**EXERCISE MATERIAL**.
○ ○ ○ ○ ○
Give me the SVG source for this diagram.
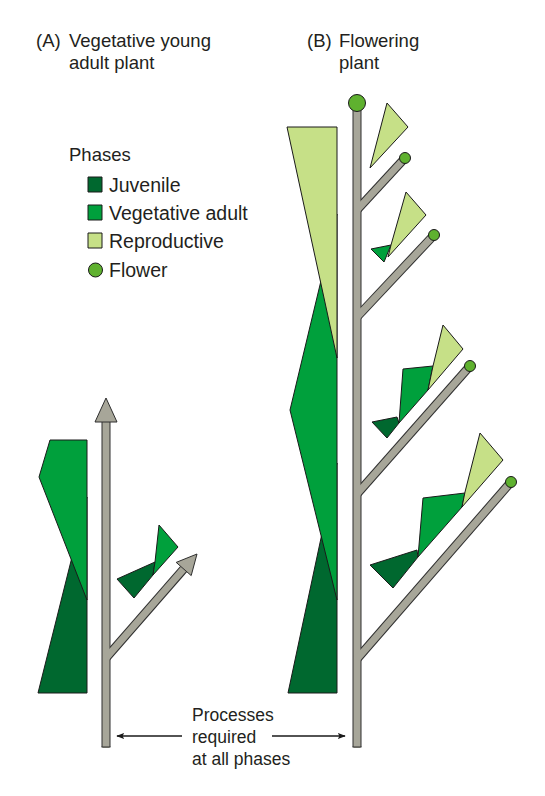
<svg xmlns="http://www.w3.org/2000/svg" width="545" height="796" viewBox="0 0 545 796">
<defs>
<style>
text{font-family:"Liberation Sans",Arial,sans-serif;fill:#231f20;font-size:18.5px}
.lg{font-size:19.5px}
.lb{font-size:17.5px}
.juv{fill:#00682f;stroke:#1a1a1a;stroke-width:1;stroke-linejoin:round}
.veg{fill:#00a03c;stroke:#1a1a1a;stroke-width:1;stroke-linejoin:round}
.rep{fill:#c6e087;stroke:#1a1a1a;stroke-width:1;stroke-linejoin:round}
.flw{fill:#5fb12f;stroke:#1a1a1a;stroke-width:1}
.so{stroke:#2e2e2e;stroke-width:9;fill:none}
.si{stroke:#a7a699;stroke-width:7;fill:none}
.ah{fill:#a7a699;stroke:#2e2e2e;stroke-width:1;stroke-linejoin:round}
.ln{stroke:#1a1a1a;stroke-width:1.5;fill:none}
</style>
<marker id="arr" viewBox="0 0 10 10" refX="9" refY="5" markerWidth="8" markerHeight="8" markerUnits="userSpaceOnUse" orient="auto-start-reverse">
<path d="M0,1 L10,5 L0,9 L2,5 Z" fill="#1a1a1a"/>
</marker>
</defs>

<g id="titleA">
<text x="36" y="47">(A)</text>
<text x="69" y="47">Vegetative young</text>
<text x="69" y="69">adult plant</text>
</g>
<g id="titleB">
<text x="307" y="47">(B)</text>
<text x="339" y="47">Flowering</text>
<text x="339" y="69">plant</text>
</g>

<g id="legend">
<text x="69" y="161">Phases</text>
<rect class="juv" x="88" y="177" width="14" height="15"/>
<text class="lg" x="109" y="192">Juvenile</text>
<rect class="veg" x="88" y="205" width="14" height="15"/>
<text class="lg" x="109" y="220">Vegetative adult</text>
<rect class="rep" x="88" y="233" width="14" height="15"/>
<text class="lg" x="109" y="248">Reproductive</text>
<circle class="flw" cx="95.5" cy="270" r="7"/>
<text class="lg" x="109" y="277">Flower</text>
</g>

<g id="plantA">
<g id="phasesA">
<polygon class="juv" points="87,497 38,693 87,693"/>
<polygon class="veg" points="50,440 87,440 87,600 39,477"/>
</g>
<g id="stemA">
<line class="so" x1="106" y1="747" x2="106" y2="421"/>
<line class="so" x1="106" y1="658" x2="183.7" y2="569"/>
<line class="si" x1="106" y1="748" x2="106" y2="420"/>
<line class="si" x1="106" y1="658" x2="184" y2="568.5"/>
<line x1="101.5" y1="747" x2="110.5" y2="747" stroke="#2e2e2e" stroke-width="1"/>
<polygon class="ah" points="106,398 95,422 117,422"/>
<polygon class="ah" points="197,554 176.2,562.4 191.2,575.6"/>
</g>
<g id="leafA">
<polygon class="juv" points="117,579 155,562 153,575 134,598"/>
<polygon class="veg" points="159,525 178,547 153,575 155,562"/>
</g>
</g>

<g id="plantB">
<g id="phasesB">
<polygon class="juv" points="337,463 288,693 337,693"/>
<polygon class="veg" points="337,214 290,410 337,600"/>
<polygon class="rep" points="287,127 337,127 337,358"/>
</g>
<g id="stemB">
<line class="so" x1="357" y1="747" x2="357" y2="104"/>
<line class="so" x1="357" y1="210" x2="405" y2="158"/>
<line class="so" x1="357" y1="317" x2="434" y2="235"/>
<line class="so" x1="357" y1="494" x2="470" y2="366"/>
<line class="so" x1="357" y1="659" x2="511" y2="482"/>
<line class="si" x1="357" y1="748" x2="357" y2="104"/>
<line class="si" x1="357" y1="210" x2="405" y2="158"/>
<line class="si" x1="357" y1="317" x2="434" y2="235"/>
<line class="si" x1="357" y1="494" x2="470" y2="366"/>
<line class="si" x1="357" y1="659" x2="511" y2="482"/>
<line x1="352.5" y1="747" x2="361.5" y2="747" stroke="#2e2e2e" stroke-width="1"/>
<circle class="flw" cx="357" cy="103" r="8.5"/>
<circle class="flw" cx="405" cy="158" r="5.5"/>
<circle class="flw" cx="434" cy="235" r="5.5"/>
<circle class="flw" cx="470" cy="366" r="5.5"/>
<circle class="flw" cx="511" cy="482" r="5.5"/>
</g>
<g id="leafB1">
<polygon class="rep" points="387,103 408,127 370,168"/>
</g>
<g id="leafB2">
<polygon class="veg" points="371,249 391,245 384,262"/>
<polygon class="rep" points="406,192 426,215 388,257 391,245"/>
</g>
<g id="leafB3">
<polygon class="juv" points="372,422 397,417 399,423 387,438"/>
<polygon class="veg" points="403,369 433,366 428,390 399,423"/>
<polygon class="rep" points="443,325 463,349 428,390 433,366"/>
</g>
<g id="leafB4">
<polygon class="juv" points="370,565 417,550 418,557 393,588"/>
<polygon class="veg" points="423,498 465,493 462,507 418,557"/>
<polygon class="rep" points="480,433 503,460 462,507 465,492"/>
</g>
</g>

<g id="connectors">
<line class="ln" x1="182" y1="736" x2="117" y2="736" marker-end="url(#arr)"/>
<line class="ln" x1="272" y1="736" x2="345" y2="736" marker-end="url(#arr)"/>
</g>
<g id="label">
<text class="lb" x="192" y="721">Processes</text>
<text class="lb" x="192" y="743">required</text>
<text class="lb" x="192" y="765">at all phases</text>
</g>
</svg>
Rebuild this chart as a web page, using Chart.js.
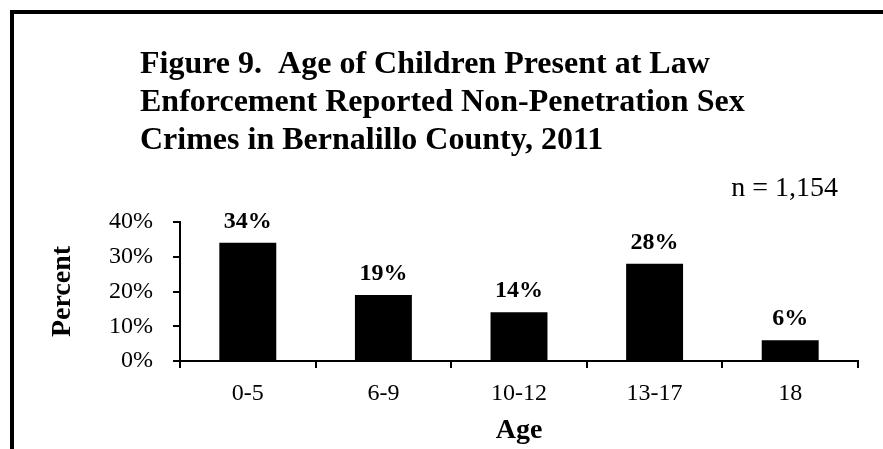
<!DOCTYPE html>
<html>
<head>
<meta charset="utf-8">
<title>Figure 9</title>
<script src="https://cdn.jsdelivr.net/npm/chart.js@4/dist/chart.umd.min.js"></script>
<style>
    html, body { margin: 0; padding: 0; background: #fff; }
    canvas { display: block; }
</style>
</head>
<body>
<canvas id="chartEdades" width="883" height="449"></canvas>
<script>
// Datos de la figura
const categorias = ['0-5', '6-9', '10-12', '13-17', '18'];
const porcentajes = [34, 19, 14, 28, 6];
const ticksY = [0, 10, 20, 30, 40];
const tituloLineas = [
    'Figure 9.  Age of Children Present at Law',
    'Enforcement Reported Non-Penetration Sex',
    'Crimes in Bernalillo County, 2011'
];
const textoN = 'n = 1,154';

const SERIF = "'Liberation Serif', 'Times New Roman', serif";
Chart.defaults.font.family = SERIF;
Chart.defaults.color = '#000';

// Marco, titulo y n dibujados sobre el canvas
const pluginDecoracion = {
    id: 'decoracion',
    beforeDraw(chart) {
        const ctx = chart.ctx;
        ctx.save();
        ctx.fillStyle = '#fff';
        ctx.fillRect(0, 0, chart.width, chart.height);
        ctx.restore();
    },
    afterDraw(chart) {
        const ctx = chart.ctx;
        ctx.save();
        // marco (solo se ve arriba y a la izquierda)
        ctx.strokeStyle = '#000';
        ctx.lineWidth = 4;
        ctx.strokeRect(12, 12, 1000, 1000);

        ctx.fillStyle = '#000';
        ctx.textBaseline = 'alphabetic';
        ctx.textAlign = 'left';
        ctx.font = 'bold 32px ' + SERIF;
        tituloLineas.forEach((linea, i) => {
            ctx.fillText(linea, 140, 73 + i * 38);
        });

        ctx.font = '28px ' + SERIF;
        ctx.textAlign = 'right';
        ctx.fillText(textoN, 838, 196);

        // etiquetas de valor sobre cada barra
        const meta = chart.getDatasetMeta(0);
        ctx.font = 'bold 24px ' + SERIF;
        ctx.textAlign = 'center';
        meta.data.forEach((barra, i) => {
            ctx.fillText(porcentajes[i] + '%', barra.x, barra.y - 15);
        });
        ctx.restore();
    }
};

new Chart(document.getElementById('chartEdades'), {
    type: 'bar',
    data: {
        labels: categorias,
        datasets: [{
            data: porcentajes,
            backgroundColor: '#000',
            borderWidth: 0,
            barPercentage: 0.42,
            categoryPercentage: 1
        }]
    },
    options: {
        responsive: false,
        animation: false,
        events: [],
        layout: { padding: { left: 14, right: 25, top: 222, bottom: 0 } },
        plugins: {
            legend: { display: false },
            tooltip: { enabled: false }
        },
        scales: {
            x: {
                afterFit: (scale) => { scale.height = 88; },
                grid: {
                    offset: true,
                    drawOnChartArea: false,
                    drawTicks: true,
                    tickLength: 7,
                    tickColor: '#000',
                    lineWidth: 2
                },
                border: { display: true, color: '#000', width: 2 },
                ticks: { font: { size: 24 }, padding: 11, color: '#000' },
                title: {
                    display: true,
                    text: 'Age',
                    font: { size: 28, weight: 'bold' },
                    padding: { top: 0, bottom: 1 },
                    color: '#000'
                }
            },
            y: {
                min: 0,
                max: 40,
                afterFit: (scale) => { scale.width = 166; },
                afterBuildTicks: (scale) => {
                    scale.ticks = ticksY.map(v => ({ value: v }));
                },
                grid: {
                    drawOnChartArea: false,
                    drawTicks: true,
                    tickLength: 7,
                    tickColor: '#000',
                    lineWidth: 2
                },
                border: { display: true, color: '#000', width: 2 },
                ticks: {
                    font: { size: 24 },
                    padding: 20,
                    color: '#000',
                    callback: (v) => v + '%'
                },
                title: {
                    display: true,
                    text: 'Percent',
                    font: { size: 28, weight: 'bold' },
                    padding: { top: 32, bottom: 0 },
                    color: '#000'
                }
            }
        }
    },
    plugins: [pluginDecoracion]
});
</script>
</body>
</html>
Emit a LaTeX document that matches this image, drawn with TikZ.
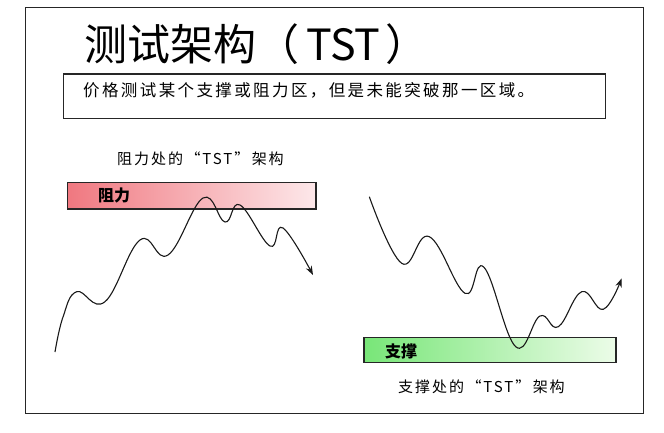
○ ○ ○ ○ ○
**REQUIREMENT**.
From the listing above, copy out each line where the word "this" appears.

**WRITTEN SOLUTION**.
Give me the SVG source for this diagram.
Rebuild this chart as a web page, using Chart.js.
Emit a LaTeX document that matches this image, drawn with TikZ.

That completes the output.